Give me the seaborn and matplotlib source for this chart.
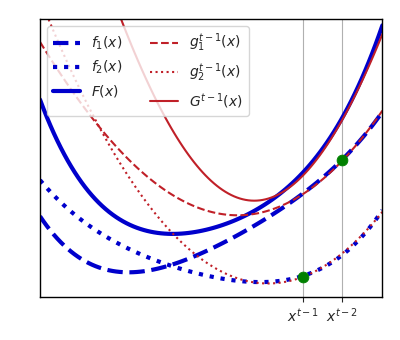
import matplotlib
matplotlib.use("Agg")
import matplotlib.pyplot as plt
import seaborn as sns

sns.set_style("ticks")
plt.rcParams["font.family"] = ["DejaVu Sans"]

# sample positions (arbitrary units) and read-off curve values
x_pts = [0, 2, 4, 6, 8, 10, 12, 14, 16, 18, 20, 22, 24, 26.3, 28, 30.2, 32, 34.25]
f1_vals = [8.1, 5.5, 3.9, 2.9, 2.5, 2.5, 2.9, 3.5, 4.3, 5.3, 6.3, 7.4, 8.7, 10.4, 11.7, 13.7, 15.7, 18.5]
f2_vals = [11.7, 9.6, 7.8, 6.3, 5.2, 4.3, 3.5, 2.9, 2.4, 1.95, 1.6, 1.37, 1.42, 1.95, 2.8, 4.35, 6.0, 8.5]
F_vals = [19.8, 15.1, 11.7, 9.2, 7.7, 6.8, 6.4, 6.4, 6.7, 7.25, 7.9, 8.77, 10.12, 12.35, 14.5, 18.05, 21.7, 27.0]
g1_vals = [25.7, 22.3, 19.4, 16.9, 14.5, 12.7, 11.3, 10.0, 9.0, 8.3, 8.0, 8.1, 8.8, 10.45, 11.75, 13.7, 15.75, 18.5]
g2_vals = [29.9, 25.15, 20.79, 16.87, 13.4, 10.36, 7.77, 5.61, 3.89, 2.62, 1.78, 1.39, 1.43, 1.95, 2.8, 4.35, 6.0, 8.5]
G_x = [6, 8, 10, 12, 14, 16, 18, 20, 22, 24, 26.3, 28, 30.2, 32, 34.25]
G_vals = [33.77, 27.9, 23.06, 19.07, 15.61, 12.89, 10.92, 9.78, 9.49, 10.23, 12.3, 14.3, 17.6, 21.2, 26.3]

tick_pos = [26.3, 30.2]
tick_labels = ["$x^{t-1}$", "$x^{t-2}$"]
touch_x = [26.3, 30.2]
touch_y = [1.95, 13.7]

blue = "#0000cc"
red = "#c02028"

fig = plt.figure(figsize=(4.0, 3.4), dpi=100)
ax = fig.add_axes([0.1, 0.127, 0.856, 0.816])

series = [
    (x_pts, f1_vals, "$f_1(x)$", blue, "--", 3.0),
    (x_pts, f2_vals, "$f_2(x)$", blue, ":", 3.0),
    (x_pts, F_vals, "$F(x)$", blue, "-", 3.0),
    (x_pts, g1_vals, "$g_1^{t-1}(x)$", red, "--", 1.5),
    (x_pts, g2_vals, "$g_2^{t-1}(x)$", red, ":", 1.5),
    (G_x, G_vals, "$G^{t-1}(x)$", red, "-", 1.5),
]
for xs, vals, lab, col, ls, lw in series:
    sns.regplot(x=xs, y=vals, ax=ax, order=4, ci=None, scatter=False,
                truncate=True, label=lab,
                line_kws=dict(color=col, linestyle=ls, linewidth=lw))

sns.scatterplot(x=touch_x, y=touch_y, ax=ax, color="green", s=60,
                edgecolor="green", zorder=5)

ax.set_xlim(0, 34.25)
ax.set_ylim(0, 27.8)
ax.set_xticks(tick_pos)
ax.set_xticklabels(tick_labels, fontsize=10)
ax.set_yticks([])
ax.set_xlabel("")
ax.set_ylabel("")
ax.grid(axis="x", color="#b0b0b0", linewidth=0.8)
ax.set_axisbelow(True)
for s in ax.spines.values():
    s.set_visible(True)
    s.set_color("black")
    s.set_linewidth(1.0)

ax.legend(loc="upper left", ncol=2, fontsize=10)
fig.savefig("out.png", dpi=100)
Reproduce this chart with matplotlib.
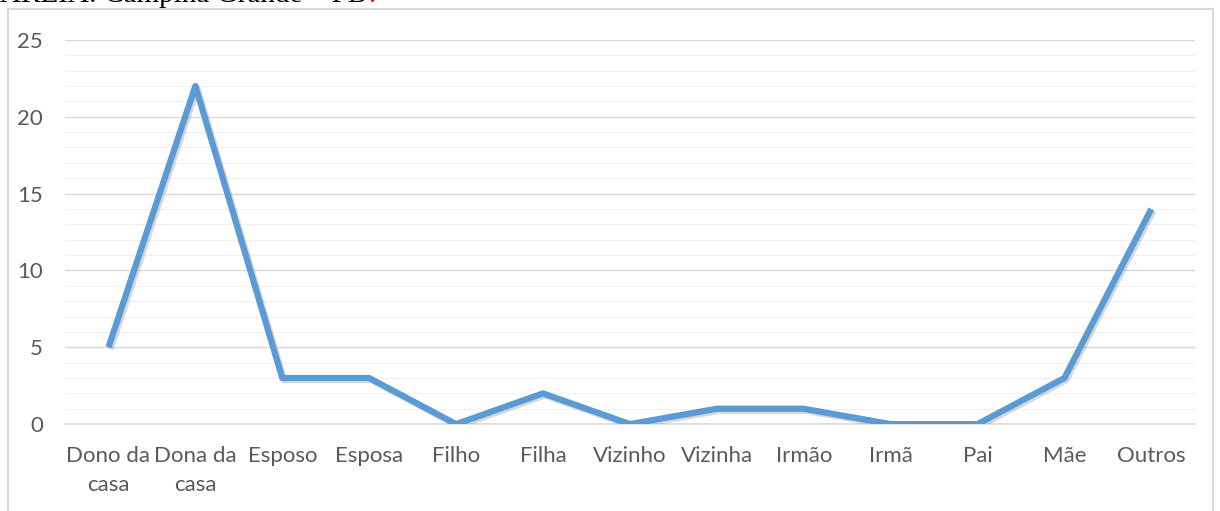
┄┄┄┄┄┄┄┄┄┄
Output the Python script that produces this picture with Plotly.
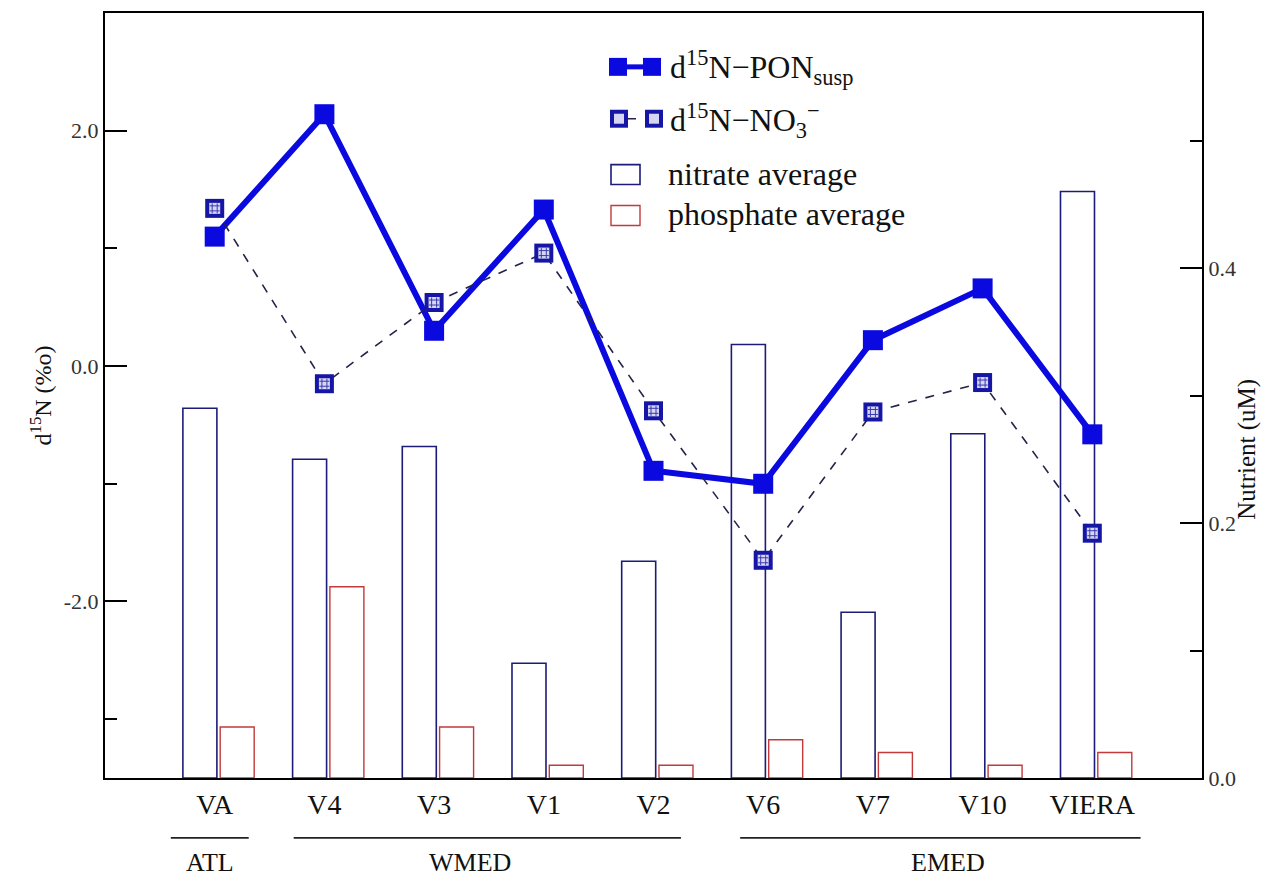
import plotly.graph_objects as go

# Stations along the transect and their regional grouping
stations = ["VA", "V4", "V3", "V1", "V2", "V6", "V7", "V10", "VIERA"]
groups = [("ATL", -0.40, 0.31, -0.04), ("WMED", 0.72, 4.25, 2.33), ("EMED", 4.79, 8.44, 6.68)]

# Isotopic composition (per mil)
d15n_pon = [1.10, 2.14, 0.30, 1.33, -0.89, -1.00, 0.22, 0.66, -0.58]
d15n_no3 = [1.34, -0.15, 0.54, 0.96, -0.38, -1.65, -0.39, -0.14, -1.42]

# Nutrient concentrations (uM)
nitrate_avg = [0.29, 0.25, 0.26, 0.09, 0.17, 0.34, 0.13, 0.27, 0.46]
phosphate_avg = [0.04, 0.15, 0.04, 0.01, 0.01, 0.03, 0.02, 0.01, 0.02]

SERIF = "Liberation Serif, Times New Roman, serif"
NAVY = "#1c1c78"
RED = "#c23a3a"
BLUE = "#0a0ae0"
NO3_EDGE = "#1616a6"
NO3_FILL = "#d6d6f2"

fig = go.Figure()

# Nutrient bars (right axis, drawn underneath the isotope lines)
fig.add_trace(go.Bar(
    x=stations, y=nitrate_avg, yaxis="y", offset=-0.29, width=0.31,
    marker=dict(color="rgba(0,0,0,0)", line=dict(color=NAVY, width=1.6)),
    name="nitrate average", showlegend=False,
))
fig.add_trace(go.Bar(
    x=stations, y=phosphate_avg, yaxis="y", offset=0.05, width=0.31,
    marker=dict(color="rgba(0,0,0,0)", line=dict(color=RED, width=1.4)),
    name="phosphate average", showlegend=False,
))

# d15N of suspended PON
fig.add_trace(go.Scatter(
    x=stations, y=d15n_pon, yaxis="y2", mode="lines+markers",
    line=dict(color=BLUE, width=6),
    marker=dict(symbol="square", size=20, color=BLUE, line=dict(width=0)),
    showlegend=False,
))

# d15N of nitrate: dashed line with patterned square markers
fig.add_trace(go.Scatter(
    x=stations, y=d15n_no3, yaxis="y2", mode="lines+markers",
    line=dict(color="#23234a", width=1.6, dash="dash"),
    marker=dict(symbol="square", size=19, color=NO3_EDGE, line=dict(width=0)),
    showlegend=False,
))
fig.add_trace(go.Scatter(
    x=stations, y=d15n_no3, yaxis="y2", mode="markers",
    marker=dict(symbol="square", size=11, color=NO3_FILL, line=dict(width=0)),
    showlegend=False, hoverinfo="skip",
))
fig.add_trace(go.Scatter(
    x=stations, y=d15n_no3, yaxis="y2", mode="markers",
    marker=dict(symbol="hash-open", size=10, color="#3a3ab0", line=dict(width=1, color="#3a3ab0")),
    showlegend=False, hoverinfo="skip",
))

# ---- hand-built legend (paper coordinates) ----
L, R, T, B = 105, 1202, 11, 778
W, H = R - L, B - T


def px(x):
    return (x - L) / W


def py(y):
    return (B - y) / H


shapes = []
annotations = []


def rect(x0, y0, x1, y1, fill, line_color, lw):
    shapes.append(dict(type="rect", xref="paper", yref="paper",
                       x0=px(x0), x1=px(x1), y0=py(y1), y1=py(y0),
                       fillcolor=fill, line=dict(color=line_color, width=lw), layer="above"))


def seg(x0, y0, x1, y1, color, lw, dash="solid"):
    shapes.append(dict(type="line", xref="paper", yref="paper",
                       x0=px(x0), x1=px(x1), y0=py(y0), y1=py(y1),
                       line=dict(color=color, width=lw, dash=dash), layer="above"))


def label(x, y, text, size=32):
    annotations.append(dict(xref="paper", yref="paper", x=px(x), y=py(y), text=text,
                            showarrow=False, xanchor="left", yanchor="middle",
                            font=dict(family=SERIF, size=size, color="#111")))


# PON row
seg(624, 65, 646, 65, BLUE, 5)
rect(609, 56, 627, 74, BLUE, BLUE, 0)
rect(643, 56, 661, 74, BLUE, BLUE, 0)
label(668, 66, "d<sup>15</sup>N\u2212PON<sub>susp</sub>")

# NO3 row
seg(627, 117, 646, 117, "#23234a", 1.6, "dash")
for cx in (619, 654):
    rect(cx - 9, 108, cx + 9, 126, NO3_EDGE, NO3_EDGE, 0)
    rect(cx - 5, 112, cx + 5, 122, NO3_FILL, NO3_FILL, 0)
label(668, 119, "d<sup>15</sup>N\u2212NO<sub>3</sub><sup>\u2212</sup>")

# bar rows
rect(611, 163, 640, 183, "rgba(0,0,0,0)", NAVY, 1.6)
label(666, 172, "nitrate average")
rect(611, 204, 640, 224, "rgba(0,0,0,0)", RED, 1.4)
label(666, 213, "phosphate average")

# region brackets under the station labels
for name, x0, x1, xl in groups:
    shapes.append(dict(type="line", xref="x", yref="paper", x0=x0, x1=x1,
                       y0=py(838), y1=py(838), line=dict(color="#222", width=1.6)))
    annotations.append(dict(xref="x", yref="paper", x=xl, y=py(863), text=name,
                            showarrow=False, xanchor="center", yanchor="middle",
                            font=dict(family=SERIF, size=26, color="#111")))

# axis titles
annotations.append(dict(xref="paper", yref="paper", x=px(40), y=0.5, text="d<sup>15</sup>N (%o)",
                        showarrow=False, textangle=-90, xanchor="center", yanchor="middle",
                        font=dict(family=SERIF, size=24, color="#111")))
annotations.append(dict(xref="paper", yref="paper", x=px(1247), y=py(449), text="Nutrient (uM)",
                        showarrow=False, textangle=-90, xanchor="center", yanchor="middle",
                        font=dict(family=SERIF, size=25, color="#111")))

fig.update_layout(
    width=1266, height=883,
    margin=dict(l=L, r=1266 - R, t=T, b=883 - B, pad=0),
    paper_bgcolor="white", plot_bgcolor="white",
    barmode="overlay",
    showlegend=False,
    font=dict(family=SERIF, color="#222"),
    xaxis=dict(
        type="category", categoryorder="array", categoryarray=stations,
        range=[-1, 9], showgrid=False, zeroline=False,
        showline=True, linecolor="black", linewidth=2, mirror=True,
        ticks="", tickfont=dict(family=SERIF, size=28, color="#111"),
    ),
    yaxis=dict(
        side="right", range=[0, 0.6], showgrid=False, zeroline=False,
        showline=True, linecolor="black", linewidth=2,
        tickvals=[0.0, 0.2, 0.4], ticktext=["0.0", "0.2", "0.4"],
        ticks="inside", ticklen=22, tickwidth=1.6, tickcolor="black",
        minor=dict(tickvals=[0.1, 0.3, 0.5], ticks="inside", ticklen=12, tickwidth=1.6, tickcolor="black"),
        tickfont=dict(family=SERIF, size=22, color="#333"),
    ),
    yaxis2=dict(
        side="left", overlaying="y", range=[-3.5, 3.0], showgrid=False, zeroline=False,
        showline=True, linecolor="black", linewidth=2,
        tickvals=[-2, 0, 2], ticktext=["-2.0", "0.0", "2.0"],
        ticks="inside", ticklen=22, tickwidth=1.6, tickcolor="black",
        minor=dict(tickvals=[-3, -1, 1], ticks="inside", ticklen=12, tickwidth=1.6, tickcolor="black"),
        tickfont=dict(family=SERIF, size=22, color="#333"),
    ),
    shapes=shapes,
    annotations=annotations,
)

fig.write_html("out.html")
┄┄┄┄┄┄┄┄┄┄
**Objective**
From the records above, copy only the lines running from the line containing "Output the Python" to the line containing "0.02, 0.01, 0.02]", both ends included. Leave the pictures out.

**Response for this exercise**
Output the Python script that produces this picture with Plotly.
import plotly.graph_objects as go

# Stations along the transect and their regional grouping
stations = ["VA", "V4", "V3", "V1", "V2", "V6", "V7", "V10", "VIERA"]
groups = [("ATL", -0.40, 0.31, -0.04), ("WMED", 0.72, 4.25, 2.33), ("EMED", 4.79, 8.44, 6.68)]

# Isotopic composition (per mil)
d15n_pon = [1.10, 2.14, 0.30, 1.33, -0.89, -1.00, 0.22, 0.66, -0.58]
d15n_no3 = [1.34, -0.15, 0.54, 0.96, -0.38, -1.65, -0.39, -0.14, -1.42]

# Nutrient concentrations (uM)
nitrate_avg = [0.29, 0.25, 0.26, 0.09, 0.17, 0.34, 0.13, 0.27, 0.46]
phosphate_avg = [0.04, 0.15, 0.04, 0.01, 0.01, 0.03, 0.02, 0.01, 0.02]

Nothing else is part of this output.